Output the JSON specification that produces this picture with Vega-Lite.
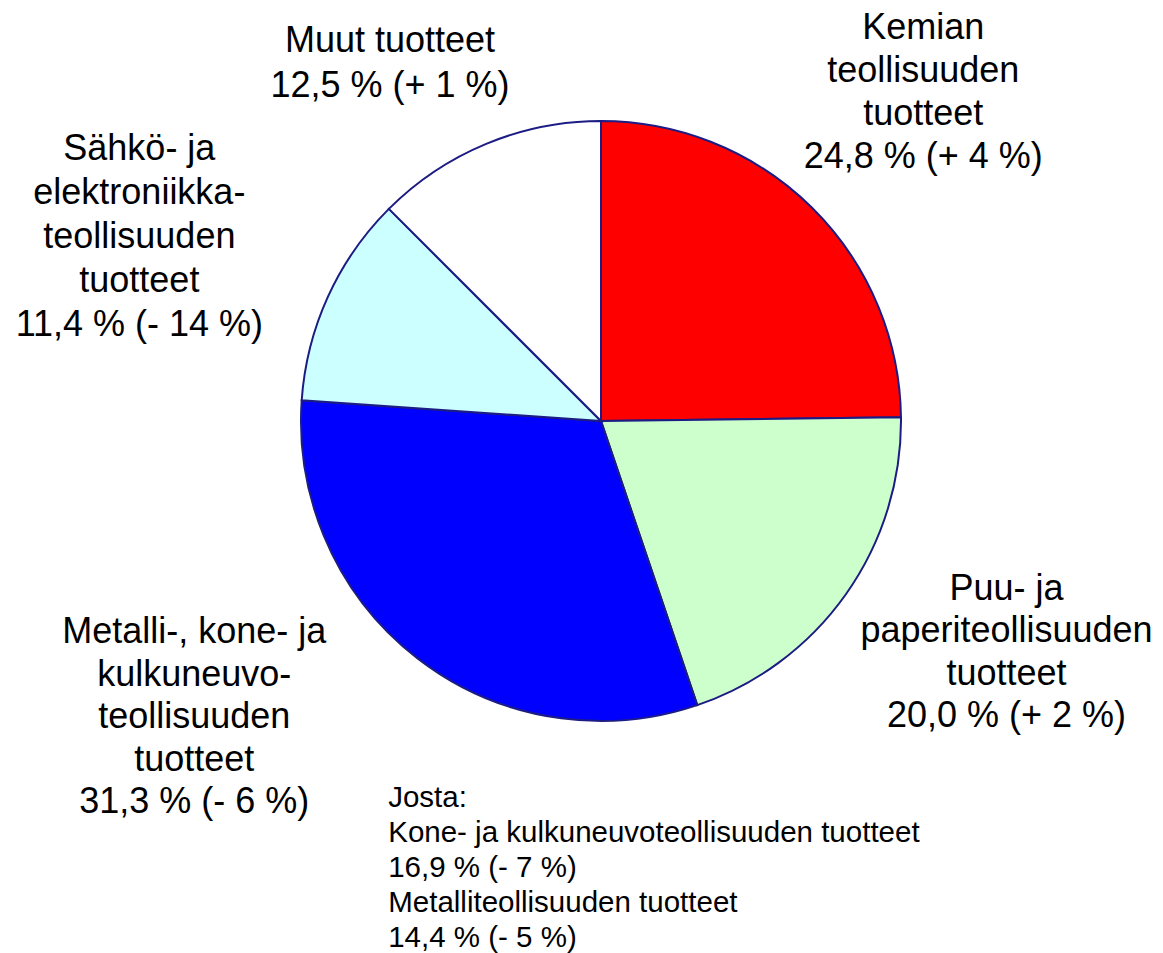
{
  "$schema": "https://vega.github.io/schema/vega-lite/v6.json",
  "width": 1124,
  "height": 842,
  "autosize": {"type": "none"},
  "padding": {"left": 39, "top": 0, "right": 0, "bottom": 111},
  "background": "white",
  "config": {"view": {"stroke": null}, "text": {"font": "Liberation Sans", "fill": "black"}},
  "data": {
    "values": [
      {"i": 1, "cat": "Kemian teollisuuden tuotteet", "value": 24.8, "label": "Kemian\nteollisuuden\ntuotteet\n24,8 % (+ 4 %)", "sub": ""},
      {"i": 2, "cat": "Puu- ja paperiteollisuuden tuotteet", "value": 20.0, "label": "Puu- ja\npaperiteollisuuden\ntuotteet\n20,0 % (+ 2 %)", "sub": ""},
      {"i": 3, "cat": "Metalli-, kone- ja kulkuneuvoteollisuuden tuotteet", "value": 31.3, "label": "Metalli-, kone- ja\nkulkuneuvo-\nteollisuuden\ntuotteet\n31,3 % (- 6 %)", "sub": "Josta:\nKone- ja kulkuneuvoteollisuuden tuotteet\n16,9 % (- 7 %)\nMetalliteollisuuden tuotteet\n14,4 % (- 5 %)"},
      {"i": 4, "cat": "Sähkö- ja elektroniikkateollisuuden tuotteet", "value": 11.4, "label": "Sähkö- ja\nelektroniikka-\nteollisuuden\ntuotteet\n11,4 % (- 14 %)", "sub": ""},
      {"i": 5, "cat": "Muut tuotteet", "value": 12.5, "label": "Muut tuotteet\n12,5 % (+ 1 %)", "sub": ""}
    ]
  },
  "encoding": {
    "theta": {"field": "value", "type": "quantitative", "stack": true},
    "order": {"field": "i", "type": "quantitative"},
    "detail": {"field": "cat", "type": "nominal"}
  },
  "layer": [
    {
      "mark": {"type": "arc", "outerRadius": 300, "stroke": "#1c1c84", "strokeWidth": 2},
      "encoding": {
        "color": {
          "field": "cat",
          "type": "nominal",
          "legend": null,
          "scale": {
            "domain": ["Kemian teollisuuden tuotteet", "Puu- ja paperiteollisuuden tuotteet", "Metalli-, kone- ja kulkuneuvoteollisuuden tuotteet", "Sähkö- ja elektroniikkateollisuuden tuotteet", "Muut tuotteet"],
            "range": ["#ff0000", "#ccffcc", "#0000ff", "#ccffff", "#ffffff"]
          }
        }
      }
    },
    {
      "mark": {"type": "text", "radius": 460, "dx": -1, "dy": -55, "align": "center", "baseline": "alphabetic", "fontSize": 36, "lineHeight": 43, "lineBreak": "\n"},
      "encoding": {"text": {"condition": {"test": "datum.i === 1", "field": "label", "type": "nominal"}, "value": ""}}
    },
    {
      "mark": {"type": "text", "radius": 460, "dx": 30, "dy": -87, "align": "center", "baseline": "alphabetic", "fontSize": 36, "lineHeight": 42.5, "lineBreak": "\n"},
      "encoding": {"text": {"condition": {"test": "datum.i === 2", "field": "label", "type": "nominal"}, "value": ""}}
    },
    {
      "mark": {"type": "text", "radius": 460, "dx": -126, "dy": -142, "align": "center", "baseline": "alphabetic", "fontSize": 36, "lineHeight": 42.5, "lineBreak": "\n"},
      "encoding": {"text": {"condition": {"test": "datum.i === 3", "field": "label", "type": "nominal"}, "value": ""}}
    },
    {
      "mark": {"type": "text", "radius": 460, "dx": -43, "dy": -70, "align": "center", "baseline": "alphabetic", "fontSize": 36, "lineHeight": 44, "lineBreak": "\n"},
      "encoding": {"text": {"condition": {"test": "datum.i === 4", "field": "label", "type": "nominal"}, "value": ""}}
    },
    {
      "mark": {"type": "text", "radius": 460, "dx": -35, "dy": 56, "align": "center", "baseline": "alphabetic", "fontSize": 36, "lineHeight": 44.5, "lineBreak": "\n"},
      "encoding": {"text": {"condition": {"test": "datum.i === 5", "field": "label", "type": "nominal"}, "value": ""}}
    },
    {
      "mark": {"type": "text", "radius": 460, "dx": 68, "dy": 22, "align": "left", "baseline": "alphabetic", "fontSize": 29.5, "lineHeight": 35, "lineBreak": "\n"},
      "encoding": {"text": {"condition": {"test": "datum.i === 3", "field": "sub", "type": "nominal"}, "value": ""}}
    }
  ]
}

· · · · ·

● CHALLENGE:
Output the material word for word, omitting its pictures.

● COMPLETED TASK:
Output the JSON specification that produces this picture with Vega-Lite.
{
  "$schema": "https://vega.github.io/schema/vega-lite/v6.json",
  "width": 1124,
  "height": 842,
  "autosize": {"type": "none"},
  "padding": {"left": 39, "top": 0, "right": 0, "bottom": 111},
  "background": "white",
  "config": {"view": {"stroke": null}, "text": {"font": "Liberation Sans", "fill": "black"}},
  "data": {
    "values": [
      {"i": 1, "cat": "Kemian teollisuuden tuotteet", "value": 24.8, "label": "Kemian\nteollisuuden\ntuotteet\n24,8 % (+ 4 %)", "sub": ""},
      {"i": 2, "cat": "Puu- ja paperiteollisuuden tuotteet", "value": 20.0, "label": "Puu- ja\npaperiteollisuuden\ntuotteet\n20,0 % (+ 2 %)", "sub": ""},
      {"i": 3, "cat": "Metalli-, kone- ja kulkuneuvoteollisuuden tuotteet", "value": 31.3, "label": "Metalli-, kone- ja\nkulkuneuvo-\nteollisuuden\ntuotteet\n31,3 % (- 6 %)", "sub": "Josta:\nKone- ja kulkuneuvoteollisuuden tuotteet\n16,9 % (- 7 %)\nMetalliteollisuuden tuotteet\n14,4 % (- 5 %)"},
      {"i": 4, "cat": "Sähkö- ja elektroniikkateollisuuden tuotteet", "value": 11.4, "label": "Sähkö- ja\nelektroniikka-\nteollisuuden\ntuotteet\n11,4 % (- 14 %)", "sub": ""},
      {"i": 5, "cat": "Muut tuotteet", "value": 12.5, "label": "Muut tuotteet\n12,5 % (+ 1 %)", "sub": ""}
    ]
  },
  "encoding": {
    "theta": {"field": "value", "type": "quantitative", "stack": true},
    "order": {"field": "i", "type": "quantitative"},
    "detail": {"field": "cat", "type": "nominal"}
  },
  "layer": [
    {
      "mark": {"type": "arc", "outerRadius": 300, "stroke": "#1c1c84", "strokeWidth": 2},
      "encoding": {
        "color": {
          "field": "cat",
          "type": "nominal",
          "legend": null,
          "scale": {
            "domain": ["Kemian teollisuuden tuotteet", "Puu- ja paperiteollisuuden tuotteet", "Metalli-, kone- ja kulkuneuvoteollisuuden tuotteet", "Sähkö- ja elektroniikkateollisuuden tuotteet", "Muut tuotteet"],
            "range": ["#ff0000", "#ccffcc", "#0000ff", "#ccffff", "#ffffff"]
          }
        }
      }
    },
    {
      "mark": {"type": "text", "radius": 460, "dx": -1, "dy": -55, "align": "center", "baseline": "alphabetic", "fontSize": 36, "lineHeight": 43, "lineBreak": "\n"},
      "encoding": {"text": {"condition": {"test": "datum.i === 1", "field": "label", "type": "nominal"}, "value": ""}}
    },
    {
      "mark": {"type": "text", "radius": 460, "dx": 30, "dy": -87, "align": "center", "baseline": "alphabetic", "fontSize": 36, "lineHeight": 42.5, "lineBreak": "\n"},
      "encoding": {"text": {"condition": {"test": "datum.i === 2", "field": "label", "type": "nominal"}, "value": ""}}
    },
    {
      "mark": {"type": "text", "radius": 460, "dx": -126, "dy": -142, "align": "center", "baseline": "alphabetic", "fontSize": 36, "lineHeight": 42.5, "lineBreak": "\n"},
      "encoding": {"text": {"condition": {"test": "datum.i === 3", "field": "label", "type": "nominal"}, "value": ""}}
    },
    {
      "mark": {"type": "text", "radius": 460, "dx": -43, "dy": -70, "align": "center", "baseline": "alphabetic", "fontSize": 36, "lineHeight": 44, "lineBreak": "\n"},
      "encoding": {"text": {"condition": {"test": "datum.i === 4", "field": "label", "type": "nominal"}, "value": ""}}
    },
    {
      "mark": {"type": "text", "radius": 460, "dx": -35, "dy": 56, "align": "center", "baseline": "alphabetic", "fontSize": 36, "lineHeight": 44.5, "lineBreak": "\n"},
      "encoding": {"text": {"condition": {"test": "datum.i === 5", "field": "label", "type": "nominal"}, "value": ""}}
    },
    {
      "mark": {"type": "text", "radius": 460, "dx": 68, "dy": 22, "align": "left", "baseline": "alphabetic", "fontSize": 29.5, "lineHeight": 35, "lineBreak": "\n"},
      "encoding": {"text": {"condition": {"test": "datum.i === 3", "field": "sub", "type": "nominal"}, "value": ""}}
    }
  ]
}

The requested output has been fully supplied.